Description of the task: Repeat, exactly and completely, the material that follows. Omit the pictures.

Data provided:
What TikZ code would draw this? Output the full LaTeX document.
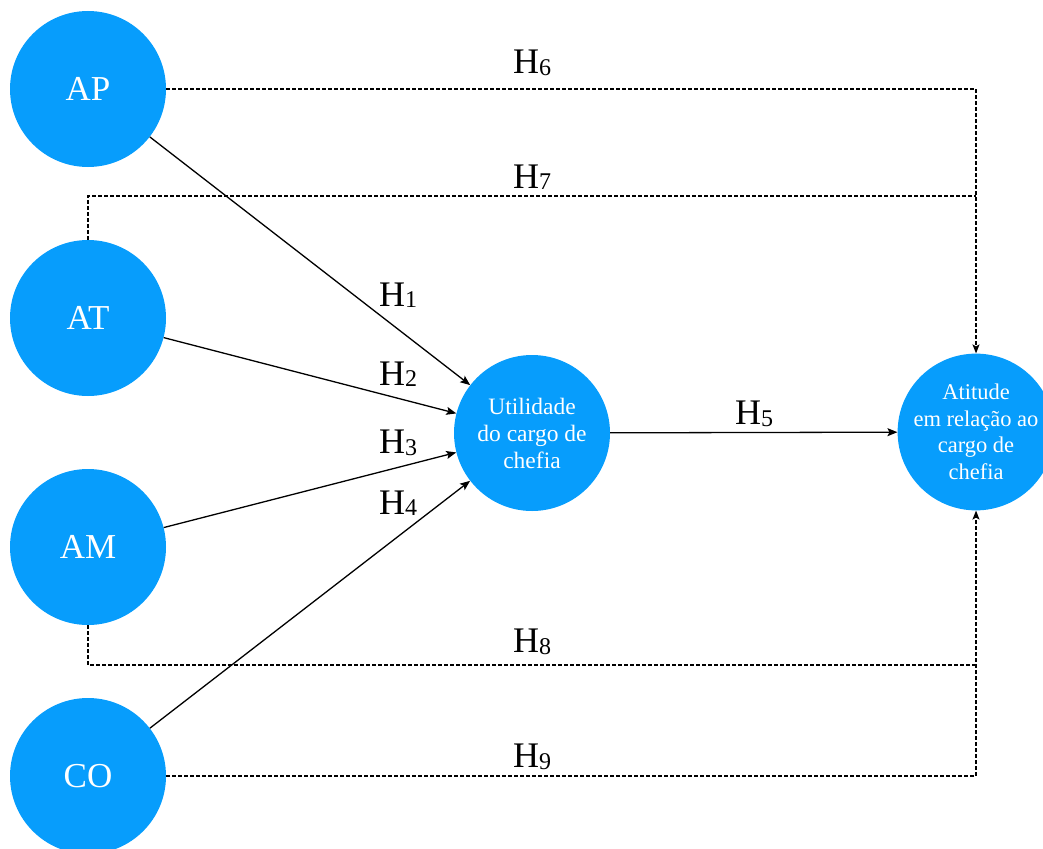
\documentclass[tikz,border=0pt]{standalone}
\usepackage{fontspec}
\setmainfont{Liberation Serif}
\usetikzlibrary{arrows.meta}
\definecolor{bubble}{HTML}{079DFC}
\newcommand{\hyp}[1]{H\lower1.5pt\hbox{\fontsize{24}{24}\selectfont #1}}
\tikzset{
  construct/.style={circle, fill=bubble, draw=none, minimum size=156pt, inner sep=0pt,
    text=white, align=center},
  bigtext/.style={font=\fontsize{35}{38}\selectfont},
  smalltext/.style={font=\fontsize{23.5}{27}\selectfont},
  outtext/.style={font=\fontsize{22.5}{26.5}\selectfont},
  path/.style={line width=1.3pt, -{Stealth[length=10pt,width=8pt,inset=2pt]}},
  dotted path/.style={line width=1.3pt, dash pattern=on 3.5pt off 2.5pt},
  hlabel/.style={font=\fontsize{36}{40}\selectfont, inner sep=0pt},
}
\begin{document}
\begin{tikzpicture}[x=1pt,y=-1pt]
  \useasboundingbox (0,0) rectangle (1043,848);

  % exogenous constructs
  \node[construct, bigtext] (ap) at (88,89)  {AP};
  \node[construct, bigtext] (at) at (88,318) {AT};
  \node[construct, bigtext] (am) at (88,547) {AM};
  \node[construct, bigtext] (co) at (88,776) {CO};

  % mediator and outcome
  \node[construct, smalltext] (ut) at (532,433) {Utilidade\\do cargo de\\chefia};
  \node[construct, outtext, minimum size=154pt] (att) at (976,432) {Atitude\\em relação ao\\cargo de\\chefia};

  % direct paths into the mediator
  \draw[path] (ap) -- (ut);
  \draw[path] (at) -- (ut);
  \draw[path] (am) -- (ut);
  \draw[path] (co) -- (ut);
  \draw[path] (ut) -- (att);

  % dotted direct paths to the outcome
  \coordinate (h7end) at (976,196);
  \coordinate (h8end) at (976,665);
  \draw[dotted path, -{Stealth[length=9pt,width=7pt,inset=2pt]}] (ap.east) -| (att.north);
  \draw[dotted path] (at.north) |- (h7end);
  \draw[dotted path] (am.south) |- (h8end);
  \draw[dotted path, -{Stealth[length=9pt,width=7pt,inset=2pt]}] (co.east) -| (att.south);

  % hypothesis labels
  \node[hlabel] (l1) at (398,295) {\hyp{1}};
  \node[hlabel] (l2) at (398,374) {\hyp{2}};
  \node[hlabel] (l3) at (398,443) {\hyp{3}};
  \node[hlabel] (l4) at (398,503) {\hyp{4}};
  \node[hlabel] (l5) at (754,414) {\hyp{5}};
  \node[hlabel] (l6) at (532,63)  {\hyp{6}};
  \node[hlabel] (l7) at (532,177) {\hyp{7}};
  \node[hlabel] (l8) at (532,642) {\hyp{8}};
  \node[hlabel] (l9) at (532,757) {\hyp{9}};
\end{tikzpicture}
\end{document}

Answer:
What TikZ code would draw this? Output the full LaTeX document.
\documentclass[tikz,border=0pt]{standalone}
\usepackage{fontspec}
\setmainfont{Liberation Serif}
\usetikzlibrary{arrows.meta}
\definecolor{bubble}{HTML}{079DFC}
\newcommand{\hyp}[1]{H\lower1.5pt\hbox{\fontsize{24}{24}\selectfont #1}}
\tikzset{
  construct/.style={circle, fill=bubble, draw=none, minimum size=156pt, inner sep=0pt,
    text=white, align=center},
  bigtext/.style={font=\fontsize{35}{38}\selectfont},
  smalltext/.style={font=\fontsize{23.5}{27}\selectfont},
  outtext/.style={font=\fontsize{22.5}{26.5}\selectfont},
  path/.style={line width=1.3pt, -{Stealth[length=10pt,width=8pt,inset=2pt]}},
  dotted path/.style={line width=1.3pt, dash pattern=on 3.5pt off 2.5pt},
  hlabel/.style={font=\fontsize{36}{40}\selectfont, inner sep=0pt},
}
\begin{document}
\begin{tikzpicture}[x=1pt,y=-1pt]
  \useasboundingbox (0,0) rectangle (1043,848);

  % exogenous constructs
  \node[construct, bigtext] (ap) at (88,89)  {AP};
  \node[construct, bigtext] (at) at (88,318) {AT};
  \node[construct, bigtext] (am) at (88,547) {AM};
  \node[construct, bigtext] (co) at (88,776) {CO};

  % mediator and outcome
  \node[construct, smalltext] (ut) at (532,433) {Utilidade\\do cargo de\\chefia};
  \node[construct, outtext, minimum size=154pt] (att) at (976,432) {Atitude\\em relação ao\\cargo de\\chefia};

  % direct paths into the mediator
  \draw[path] (ap) -- (ut);
  \draw[path] (at) -- (ut);
  \draw[path] (am) -- (ut);
  \draw[path] (co) -- (ut);
  \draw[path] (ut) -- (att);

  % dotted direct paths to the outcome
  \coordinate (h7end) at (976,196);
  \coordinate (h8end) at (976,665);
  \draw[dotted path, -{Stealth[length=9pt,width=7pt,inset=2pt]}] (ap.east) -| (att.north);
  \draw[dotted path] (at.north) |- (h7end);
  \draw[dotted path] (am.south) |- (h8end);
  \draw[dotted path, -{Stealth[length=9pt,width=7pt,inset=2pt]}] (co.east) -| (att.south);

  % hypothesis labels
  \node[hlabel] (l1) at (398,295) {\hyp{1}};
  \node[hlabel] (l2) at (398,374) {\hyp{2}};
  \node[hlabel] (l3) at (398,443) {\hyp{3}};
  \node[hlabel] (l4) at (398,503) {\hyp{4}};
  \node[hlabel] (l5) at (754,414) {\hyp{5}};
  \node[hlabel] (l6) at (532,63)  {\hyp{6}};
  \node[hlabel] (l7) at (532,177) {\hyp{7}};
  \node[hlabel] (l8) at (532,642) {\hyp{8}};
  \node[hlabel] (l9) at (532,757) {\hyp{9}};
\end{tikzpicture}
\end{document}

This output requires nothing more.